### Written problem
Copy out precisely the lines beginning at the line that contains "Output the component" and ending at the line that contains "Arial, Helvetica, sans-serif';", including both.

Rows from a dataset of charts and code:
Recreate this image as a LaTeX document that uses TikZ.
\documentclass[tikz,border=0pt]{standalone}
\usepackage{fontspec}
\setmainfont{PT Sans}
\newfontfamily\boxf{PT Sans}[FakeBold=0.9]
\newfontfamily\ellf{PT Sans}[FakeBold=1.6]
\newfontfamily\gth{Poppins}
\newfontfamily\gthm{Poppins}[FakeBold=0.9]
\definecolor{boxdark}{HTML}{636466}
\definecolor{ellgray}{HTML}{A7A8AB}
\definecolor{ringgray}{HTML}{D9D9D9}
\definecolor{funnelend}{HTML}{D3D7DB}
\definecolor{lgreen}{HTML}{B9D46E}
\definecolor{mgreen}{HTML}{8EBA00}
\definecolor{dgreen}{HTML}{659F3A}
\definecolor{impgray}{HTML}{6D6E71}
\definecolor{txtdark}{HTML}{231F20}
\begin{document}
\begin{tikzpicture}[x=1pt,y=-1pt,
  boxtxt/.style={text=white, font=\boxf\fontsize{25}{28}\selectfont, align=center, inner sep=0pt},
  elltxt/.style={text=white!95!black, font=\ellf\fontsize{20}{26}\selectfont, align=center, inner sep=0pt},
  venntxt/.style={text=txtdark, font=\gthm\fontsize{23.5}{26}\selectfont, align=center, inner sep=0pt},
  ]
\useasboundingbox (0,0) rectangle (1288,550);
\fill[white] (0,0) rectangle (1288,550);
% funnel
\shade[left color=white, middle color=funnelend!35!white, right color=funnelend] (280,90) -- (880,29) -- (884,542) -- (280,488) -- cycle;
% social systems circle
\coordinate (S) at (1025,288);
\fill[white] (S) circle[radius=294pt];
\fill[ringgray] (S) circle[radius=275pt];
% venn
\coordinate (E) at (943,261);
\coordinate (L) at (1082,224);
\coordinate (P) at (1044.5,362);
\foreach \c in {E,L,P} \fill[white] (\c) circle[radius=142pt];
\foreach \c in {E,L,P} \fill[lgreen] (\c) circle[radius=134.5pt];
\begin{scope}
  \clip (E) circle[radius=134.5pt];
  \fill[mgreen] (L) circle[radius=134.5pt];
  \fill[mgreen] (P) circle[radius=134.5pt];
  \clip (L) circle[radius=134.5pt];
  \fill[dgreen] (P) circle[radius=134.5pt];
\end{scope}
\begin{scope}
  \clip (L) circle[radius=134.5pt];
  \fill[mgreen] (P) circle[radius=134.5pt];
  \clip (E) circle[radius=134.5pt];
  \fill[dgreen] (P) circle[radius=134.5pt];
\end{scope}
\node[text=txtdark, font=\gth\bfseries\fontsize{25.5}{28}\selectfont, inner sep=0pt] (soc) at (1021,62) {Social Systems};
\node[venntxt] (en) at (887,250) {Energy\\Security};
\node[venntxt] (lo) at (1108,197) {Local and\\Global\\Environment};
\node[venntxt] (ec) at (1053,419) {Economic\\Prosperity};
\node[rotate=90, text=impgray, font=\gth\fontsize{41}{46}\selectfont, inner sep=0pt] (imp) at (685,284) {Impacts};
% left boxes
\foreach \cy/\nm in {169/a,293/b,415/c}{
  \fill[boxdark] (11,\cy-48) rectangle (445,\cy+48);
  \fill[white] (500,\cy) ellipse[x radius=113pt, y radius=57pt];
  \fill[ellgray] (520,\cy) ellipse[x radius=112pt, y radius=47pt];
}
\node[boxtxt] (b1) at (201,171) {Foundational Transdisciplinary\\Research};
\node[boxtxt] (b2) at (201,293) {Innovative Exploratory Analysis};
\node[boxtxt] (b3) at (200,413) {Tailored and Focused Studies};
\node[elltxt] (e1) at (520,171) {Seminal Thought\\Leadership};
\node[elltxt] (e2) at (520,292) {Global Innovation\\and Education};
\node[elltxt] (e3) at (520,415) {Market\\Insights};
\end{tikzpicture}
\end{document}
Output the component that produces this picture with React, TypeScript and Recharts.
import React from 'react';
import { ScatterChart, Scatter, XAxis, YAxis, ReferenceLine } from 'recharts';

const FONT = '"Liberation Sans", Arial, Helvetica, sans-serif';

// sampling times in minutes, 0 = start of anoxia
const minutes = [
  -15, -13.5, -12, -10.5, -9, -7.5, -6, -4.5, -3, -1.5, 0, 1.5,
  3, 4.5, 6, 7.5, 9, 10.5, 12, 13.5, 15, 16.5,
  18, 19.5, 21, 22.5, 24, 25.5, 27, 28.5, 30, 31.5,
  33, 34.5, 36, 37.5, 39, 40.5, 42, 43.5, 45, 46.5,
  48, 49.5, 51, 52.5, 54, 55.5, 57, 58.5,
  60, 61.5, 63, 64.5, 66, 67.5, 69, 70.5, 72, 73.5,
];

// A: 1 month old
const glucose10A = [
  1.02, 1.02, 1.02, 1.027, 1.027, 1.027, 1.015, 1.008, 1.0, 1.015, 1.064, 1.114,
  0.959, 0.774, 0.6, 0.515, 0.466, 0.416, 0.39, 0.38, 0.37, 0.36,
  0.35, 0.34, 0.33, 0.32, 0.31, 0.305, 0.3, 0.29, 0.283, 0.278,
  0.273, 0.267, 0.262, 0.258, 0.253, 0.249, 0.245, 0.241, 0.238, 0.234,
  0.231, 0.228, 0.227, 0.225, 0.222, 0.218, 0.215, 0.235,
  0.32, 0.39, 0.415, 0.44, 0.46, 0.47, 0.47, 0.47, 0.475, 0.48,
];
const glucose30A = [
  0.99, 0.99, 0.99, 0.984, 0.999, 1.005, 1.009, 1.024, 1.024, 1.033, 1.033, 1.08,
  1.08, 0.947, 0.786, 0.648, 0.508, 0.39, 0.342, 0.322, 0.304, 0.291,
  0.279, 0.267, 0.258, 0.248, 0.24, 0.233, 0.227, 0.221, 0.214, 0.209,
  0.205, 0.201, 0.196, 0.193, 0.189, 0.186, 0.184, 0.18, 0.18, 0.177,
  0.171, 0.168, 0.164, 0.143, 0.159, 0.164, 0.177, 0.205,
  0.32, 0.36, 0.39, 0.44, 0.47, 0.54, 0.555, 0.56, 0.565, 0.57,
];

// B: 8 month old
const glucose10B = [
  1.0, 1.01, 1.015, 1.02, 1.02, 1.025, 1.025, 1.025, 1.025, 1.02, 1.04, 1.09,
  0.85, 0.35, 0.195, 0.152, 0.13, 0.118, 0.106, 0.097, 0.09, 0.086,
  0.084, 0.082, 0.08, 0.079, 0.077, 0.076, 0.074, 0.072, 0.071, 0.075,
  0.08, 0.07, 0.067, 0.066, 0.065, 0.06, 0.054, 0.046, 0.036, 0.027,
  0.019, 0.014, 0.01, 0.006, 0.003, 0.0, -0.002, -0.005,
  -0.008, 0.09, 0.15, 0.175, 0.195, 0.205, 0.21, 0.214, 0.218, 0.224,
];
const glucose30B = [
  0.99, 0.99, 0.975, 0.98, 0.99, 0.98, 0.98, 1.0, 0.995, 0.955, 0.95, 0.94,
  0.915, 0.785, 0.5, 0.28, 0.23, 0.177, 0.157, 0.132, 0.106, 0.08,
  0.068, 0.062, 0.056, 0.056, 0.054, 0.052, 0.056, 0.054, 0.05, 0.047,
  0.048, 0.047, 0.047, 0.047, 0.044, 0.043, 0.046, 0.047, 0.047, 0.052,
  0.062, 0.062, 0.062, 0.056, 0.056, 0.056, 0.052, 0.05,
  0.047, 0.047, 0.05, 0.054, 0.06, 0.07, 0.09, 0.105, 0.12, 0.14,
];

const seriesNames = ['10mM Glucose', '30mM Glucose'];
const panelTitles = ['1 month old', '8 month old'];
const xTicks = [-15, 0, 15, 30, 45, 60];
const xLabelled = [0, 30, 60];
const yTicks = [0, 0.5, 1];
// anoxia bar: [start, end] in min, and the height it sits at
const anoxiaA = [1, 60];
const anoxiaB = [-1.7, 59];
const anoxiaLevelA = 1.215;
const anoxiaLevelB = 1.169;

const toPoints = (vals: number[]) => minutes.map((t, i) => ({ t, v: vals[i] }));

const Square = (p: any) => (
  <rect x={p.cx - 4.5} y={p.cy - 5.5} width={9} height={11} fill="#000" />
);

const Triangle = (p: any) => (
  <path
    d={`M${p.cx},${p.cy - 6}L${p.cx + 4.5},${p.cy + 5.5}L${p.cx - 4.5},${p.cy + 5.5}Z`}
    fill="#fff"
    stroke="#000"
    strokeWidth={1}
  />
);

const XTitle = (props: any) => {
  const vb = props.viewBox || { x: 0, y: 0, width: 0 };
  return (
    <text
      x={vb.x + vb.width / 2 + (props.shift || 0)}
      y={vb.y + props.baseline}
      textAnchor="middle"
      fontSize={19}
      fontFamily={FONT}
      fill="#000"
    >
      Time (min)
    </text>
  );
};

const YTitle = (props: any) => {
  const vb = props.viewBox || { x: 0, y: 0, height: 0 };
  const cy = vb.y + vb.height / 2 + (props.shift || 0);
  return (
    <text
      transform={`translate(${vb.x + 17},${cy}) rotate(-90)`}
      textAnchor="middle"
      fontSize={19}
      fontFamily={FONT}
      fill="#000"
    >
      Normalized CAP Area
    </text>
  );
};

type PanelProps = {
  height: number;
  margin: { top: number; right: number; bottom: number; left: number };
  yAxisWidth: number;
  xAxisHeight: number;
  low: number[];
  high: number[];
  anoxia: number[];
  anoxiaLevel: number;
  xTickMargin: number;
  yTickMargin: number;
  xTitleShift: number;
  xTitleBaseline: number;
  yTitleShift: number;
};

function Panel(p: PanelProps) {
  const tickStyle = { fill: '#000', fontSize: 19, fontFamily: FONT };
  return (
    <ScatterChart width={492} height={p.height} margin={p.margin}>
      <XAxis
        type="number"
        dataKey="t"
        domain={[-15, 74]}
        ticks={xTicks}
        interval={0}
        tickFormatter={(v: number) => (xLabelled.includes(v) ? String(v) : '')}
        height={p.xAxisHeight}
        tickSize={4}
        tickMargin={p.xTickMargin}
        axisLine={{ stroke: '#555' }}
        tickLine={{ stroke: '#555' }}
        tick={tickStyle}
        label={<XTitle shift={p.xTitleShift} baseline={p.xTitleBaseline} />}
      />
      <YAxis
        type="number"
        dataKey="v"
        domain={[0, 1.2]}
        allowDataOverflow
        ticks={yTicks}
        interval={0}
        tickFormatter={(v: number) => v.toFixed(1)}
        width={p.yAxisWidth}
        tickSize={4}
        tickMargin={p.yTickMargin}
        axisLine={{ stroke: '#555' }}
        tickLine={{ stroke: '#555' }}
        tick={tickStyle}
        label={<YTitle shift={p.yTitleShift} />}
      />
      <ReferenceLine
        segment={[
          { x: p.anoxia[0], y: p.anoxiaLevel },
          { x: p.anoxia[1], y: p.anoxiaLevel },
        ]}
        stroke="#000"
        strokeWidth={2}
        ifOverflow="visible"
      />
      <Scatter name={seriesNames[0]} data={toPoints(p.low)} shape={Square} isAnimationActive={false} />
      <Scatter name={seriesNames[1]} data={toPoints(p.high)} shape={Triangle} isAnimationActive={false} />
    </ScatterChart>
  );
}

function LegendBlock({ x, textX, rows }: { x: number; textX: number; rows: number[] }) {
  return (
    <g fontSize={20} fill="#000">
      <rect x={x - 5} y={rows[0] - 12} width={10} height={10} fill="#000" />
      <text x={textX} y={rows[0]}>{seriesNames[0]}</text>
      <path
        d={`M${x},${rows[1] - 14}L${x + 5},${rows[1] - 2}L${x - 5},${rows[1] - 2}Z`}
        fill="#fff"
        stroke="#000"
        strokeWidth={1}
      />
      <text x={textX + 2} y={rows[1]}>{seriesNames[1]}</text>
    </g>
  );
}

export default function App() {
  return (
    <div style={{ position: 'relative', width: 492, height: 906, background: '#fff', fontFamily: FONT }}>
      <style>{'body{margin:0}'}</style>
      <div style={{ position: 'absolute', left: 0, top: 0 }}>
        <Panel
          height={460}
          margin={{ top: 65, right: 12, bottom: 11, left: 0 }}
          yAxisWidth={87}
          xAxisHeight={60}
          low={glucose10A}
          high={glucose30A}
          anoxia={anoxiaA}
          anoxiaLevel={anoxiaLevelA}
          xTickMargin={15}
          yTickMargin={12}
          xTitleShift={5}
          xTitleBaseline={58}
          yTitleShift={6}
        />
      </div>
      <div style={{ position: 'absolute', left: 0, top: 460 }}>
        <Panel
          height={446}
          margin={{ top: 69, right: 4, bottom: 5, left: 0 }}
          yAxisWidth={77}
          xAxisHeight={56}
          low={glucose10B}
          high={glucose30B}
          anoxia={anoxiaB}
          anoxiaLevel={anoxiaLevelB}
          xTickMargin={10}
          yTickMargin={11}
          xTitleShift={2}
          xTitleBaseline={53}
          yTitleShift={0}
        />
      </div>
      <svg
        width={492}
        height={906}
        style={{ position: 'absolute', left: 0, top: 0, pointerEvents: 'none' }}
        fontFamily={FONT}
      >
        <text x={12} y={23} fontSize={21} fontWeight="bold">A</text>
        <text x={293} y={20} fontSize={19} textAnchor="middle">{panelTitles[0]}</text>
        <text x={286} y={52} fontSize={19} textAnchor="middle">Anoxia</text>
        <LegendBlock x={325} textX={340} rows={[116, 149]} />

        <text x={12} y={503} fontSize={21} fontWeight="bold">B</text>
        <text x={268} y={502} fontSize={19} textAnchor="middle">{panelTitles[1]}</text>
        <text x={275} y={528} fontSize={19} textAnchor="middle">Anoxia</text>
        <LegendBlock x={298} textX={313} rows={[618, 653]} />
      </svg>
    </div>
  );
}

### The reply
Output the component that produces this picture with React, TypeScript and Recharts.
import React from 'react';
import { ScatterChart, Scatter, XAxis, YAxis, ReferenceLine } from 'recharts';

const FONT = '"Liberation Sans", Arial, Helvetica, sans-serif';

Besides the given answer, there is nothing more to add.